Sprawdzili i podpisali

Przez kilka ostatnich dni na testach w pierwszym zespole Jagiellonii Białystok przebywał ukraiński napastnik Orest Tkaczuk. 22-latek ostatecznie przekonał do siebie sztab szkoleniowy Żółto-Czerwonych i po przejściu testów medycznych podpisał półtoraroczną umowę z opcją przedłużenia o kolejne trzy lata.

/fot. Biuro Prasowe Jagiellonii Białystok/

/fot. Biuro Prasowe Jagiellonii Białystok/

Nowy zawodnik Jagiellonii to były młodzieżowy reprezentant swojego kraju. Przygodę z piłką zaczynał w zespole Wołynia Łuck. Następnie sięgnęli po niego działacze Szachtara Donieck. Po kilku latach w jednym z najsilniejszych klubów Ukrainy przeniósł się do PFK Ołeksandria. Nie udało mu się na stałe wejść do seniorskiego zespołu, skończyło się na jednym meczu w krajowym pucharze. Teraz swoich sił próbować będzie w Białymstoku.

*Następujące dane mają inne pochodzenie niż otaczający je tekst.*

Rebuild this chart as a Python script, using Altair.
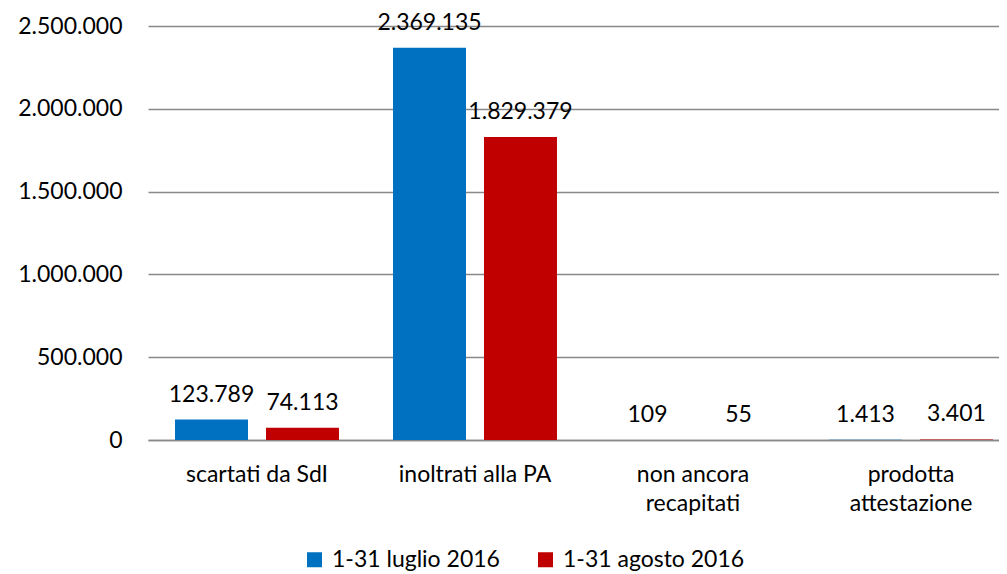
import altair as alt
import pandas as pd

categories = ["scartati da SdI", "inoltrati alla PA", "non ancora\nrecapitati", "prodotta\nattestazione"]
series = ["1-31 luglio 2016", "1-31 agosto 2016"]
luglio = [123789, 2369135, 109, 1413]
agosto = [74113, 1829379, 55, 3401]
y_ticks = [0, 500000, 1000000, 1500000, 2000000, 2500000]
colors = ["#0070C0", "#C00000"]

rows = []
for c, a, b in zip(categories, luglio, agosto):
    rows.append({"cat": c, "serie": series[0], "val": a})
    rows.append({"cat": c, "serie": series[1], "val": b})
df = pd.DataFrame(rows)

FONT = "Lato"
fmt = "replace(format(datum.val, ','), regexp(',', 'g'), '.')"

base = alt.Chart(df).encode(
    x=alt.X("cat:N", sort=categories, title=None,
            scale=alt.Scale(paddingInner=0, paddingOuter=0, range=[0, 872]),
            axis=alt.Axis(labelExpr="split(datum.label, '\\n')", labelAngle=0,
                          labelFontSize=23, labelFont=FONT, labelColor="#000000",
                          labelLineHeight=29, labelPadding=23, ticks=False,
                          domainColor="#898989", domainWidth=1.5, grid=False)),
    xOffset=alt.XOffset("serie:N", sort=series,
                        scale=alt.Scale(paddingInner=0.198, paddingOuter=0.297)),
)

bars = base.mark_bar().encode(
    y=alt.Y("val:Q", title=None,
            scale=alt.Scale(domain=[0, 2500000], nice=False),
            axis=alt.Axis(values=y_ticks,
                          labelExpr="replace(format(datum.value, ','), regexp(',', 'g'), '.')",
                          labelFontSize=23, labelFont=FONT, labelColor="#000000",
                          labelPadding=26, ticks=False, domain=False,
                          gridColor="#898989", gridWidth=1.3)),
    color=alt.Color("serie:N", sort=series,
                    scale=alt.Scale(domain=series, range=colors),
                    legend=alt.Legend(title=None, orient="none", direction="horizontal",
                                      legendX=155, legendY=522,
                                      symbolType="square", symbolSize=225,
                                      symbolStrokeWidth=0, symbolOpacity=1,
                                      labelFontSize=23, labelFont=FONT, labelColor="#000000",
                                      labelLimit=400,
                                      labelOffset=6, columnPadding=34, padding=0)),
)

labels = base.mark_text(baseline="alphabetic", dy=-18, fontSize=23, font=FONT,
                        color="#000000").transform_calculate(
    lbl=fmt
).encode(
    y=alt.Y("val:Q"),
    text="lbl:N",
)

chart = alt.layer(bars, labels).properties(
    width=851, height=414,
    autosize=alt.AutoSizeParams(type="none"),
    padding={"left": 140, "top": 18, "right": 0, "bottom": 136},
).configure_view(stroke=None)

chart.save("out.html", embed_options={"renderer": "svg", "actions": False})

- Cieszę się z podpisania kontraktu. Przede mną wiele pracy. Są tutaj ogromne oczekiwania w stosunku do piłkarzy, mam nadzieję, że im sprostam. Będąc piłkarzem takiego klubu jak Jaga, mam duże możliwości rozwoju. Mam nadzieję, że w najbliższej przyszłości wkomponuję się i stanę się częścią zespołu - powiedział po podpisaniu umowy z Żółto-Czerwonymi dla redaktorów oficjalnej strony internetowej klubu, Tkaczuk.

To już siódmy transfer wykonany do klubu przez Jagiellończyków w trwającym oknie transferowym. Wcześniej do zespołu dołączyli Dejan Iliew, Bartłomiej Wdowik, Bogdan Tiru, Jakov Puljić, Maciej Makuszewski oraz Ariel Borysiuk.

Przypomnijmy też, że w tym samym czasie sporo się wydarzyło w temacie pożegnań. Od początku roku z zespołem pożegnali się Grzegorz Sandomierski, Guilherme, Patryk Klimala, Krsevan Santini, Mile Savoković, a także Ognjen Mudrinski. Serbski napastnik jest jedynym z wymienionej szóstki, który udał się na wypożyczenie. W przypadku pozostałych piłkarzy były to transfery definitywne lub rozwiązane za porozumieniem stron kontrakty.